## 20 Years of Games -- IGN Dataset

In [None]:
import pandas as pd
import matplotlib.pyplot as plt
import warnings
%matplotlib inline
warnings.filterwarnings("ignore")



ign_df = pd.read_csv("../input/ign.csv") # DataForm


ign_df = ign_df.drop("url", axis=1) # no need to analyze the url#

colnames = list(ign_df.columns.values)
print(ign_df.shape[0])

ign_df.head()

### Console wars with data: What's the best platform? 

In [None]:

g_per_platform = []
for platform,data in ign_df.groupby('platform'):
    if data.shape[0] >= 70: #filter platforms with little games
        g_per_platform.append((platform,data.score.mean(),data.shape[0]))
    
g_per_platform = pd.DataFrame.from_records(g_per_platform,
                                    columns=('name','avg_score','n_games'))
g_per_platform = g_per_platform.sort('avg_score')

g_per_platform

It's sad to see Nintendo taking the 4 first places on worst average score; I sure expected to see the Nintendo Wii heading the list, but the GBC is surely a surprise. It also reassures us of what we already knew: The Macintosh is the ultimate gamer platform (sarcasm!). 

In [None]:
# remove platforms with a small number of entries
df= ign_df[ign_df['platform'].isin(g_per_platform.name)]

hist = df['score'].hist(alpha=0.5,bins=40)
hist.set_xlabel('Scores')
hist.set_ylabel('Number of games')

The entire dataset doesn't seem to follow a well known distribution. The mode lies around 8.0, which indicates that, if you pick a game at random, it's got a better chance of being good than bad. 

### The platform with the most "Editor's Choice" awards

In [None]:
awards = []
award_rates = []
for plat,data in df.groupby('platform'):
    n_awards = data[data['editors_choice'] == 'Y'].shape[0]
    
    awards.append((plat,n_awards,data.shape[0],n_awards/data.shape[0]))
awards = pd.DataFrame.from_records(awards,
                                    columns=('platform','n_awards','n_games','award_rate'))



awards

In [None]:
bar = awards[['award_rate']].plot.bar(x=awards['platform'],
                                legend=False)
bar.set_ylabel('award_rate')

And again, the Macintosh gets the prize! For every two Mac games reviewed on the site, one gets the Editor's Choice. The number of Mac games is not that big (81 samples in the database), so we can't say get many conclusions.

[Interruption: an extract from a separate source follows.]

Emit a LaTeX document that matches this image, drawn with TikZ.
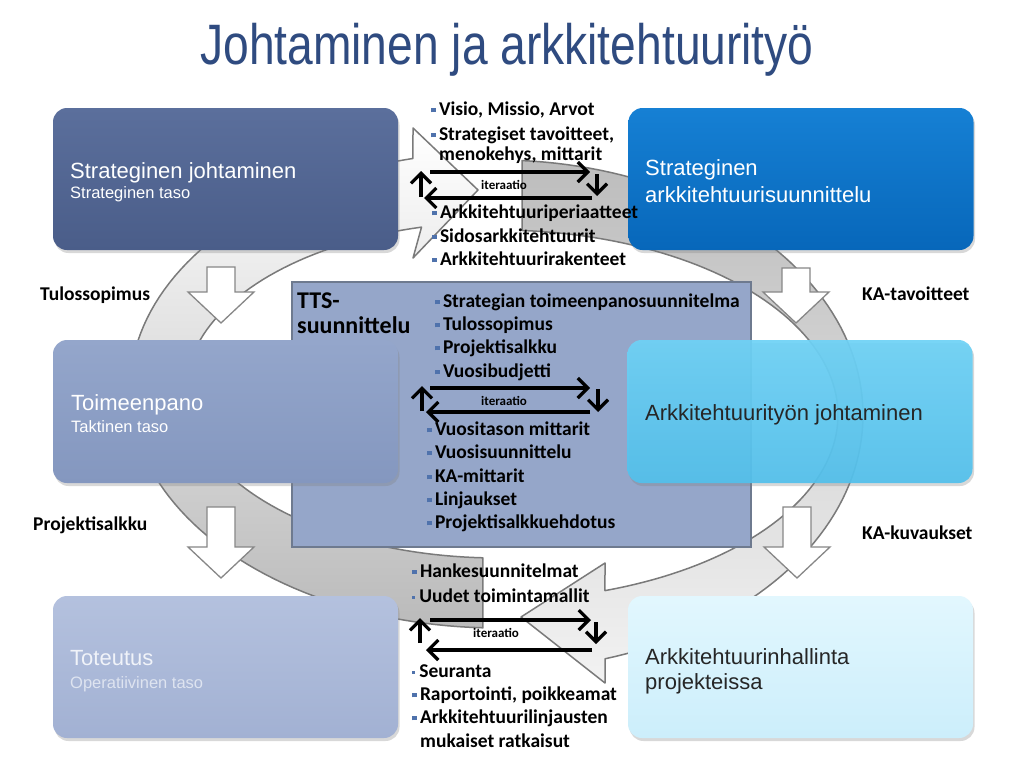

### Game releases by month
`
It's common knowledge a great part of the games come out
by the end of the year. Let's make an histogram by months to see if it's true.
`

In [None]:
month_list = ['January','February','March','April','May','June',
                 'July','August','September','October',
                     'November','December']

by_month = []
for month,data in ign_df.groupby('release_month'):
    by_month.append((month_list[month-1],data.score.mean(),data.shape[0]))
                    
by_month = pd.DataFrame.from_records(by_month,
                                    columns=('month','avg_score','n_games'))

by_month

In [None]:
by_month = by_month[['month','n_games']]
pie = by_month.plot.pie('n_games',labels=month_list,
                       legend=False)
pie.set_ylabel('Releases per month')

That confirms what we already knew: almost 30% of all games are published during October and November. Also notice that the average 
score in december is lower than the average. Maybe the december games are released in a hurry!

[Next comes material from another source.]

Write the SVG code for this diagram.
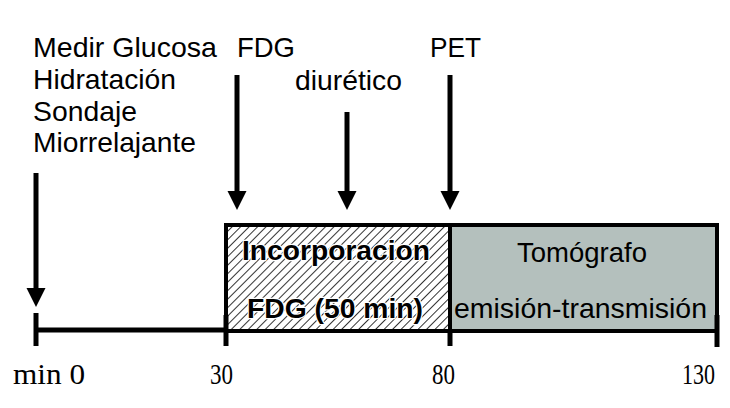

### Growth of the industry

Let's check how the growth of the game industry in releases per year.

In [None]:
by_year = []
for year,data in ign_df.groupby('release_year'):
    by_year.append((year,data.score.mean(),data.shape[0]))
                    
by_year = pd.DataFrame.from_records(by_year,
                                    columns=('year','avg_score','n_games'))

bar = by_year[['n_games']].plot.bar(x=by_year['year'],
                                legend=False)

by_year

I didn't expect that; There seems to be a slowdown in the game industry going on. But before making any conclusions, let's filter for unique title and do it again.

(The 1970's game is an 'Easter Egg' introduced by IGN)

In [None]:
by_year = []
no_duplicates = ign_df[['title','release_year']].drop_duplicates()
for year,data in no_duplicates.groupby('release_year'):
    by_year.append((year,data.shape[0]))
                    
by_year = pd.DataFrame.from_records(by_year,
                                    columns=('year','n_games'))

bar = by_year[['n_games']].plot.bar(x=by_year['year'],
                                legend=False)

by_year

It seems to be roughly the same allure. Maybe IGN is stopping making reviews? Or maybe it's really a decline in the game industry?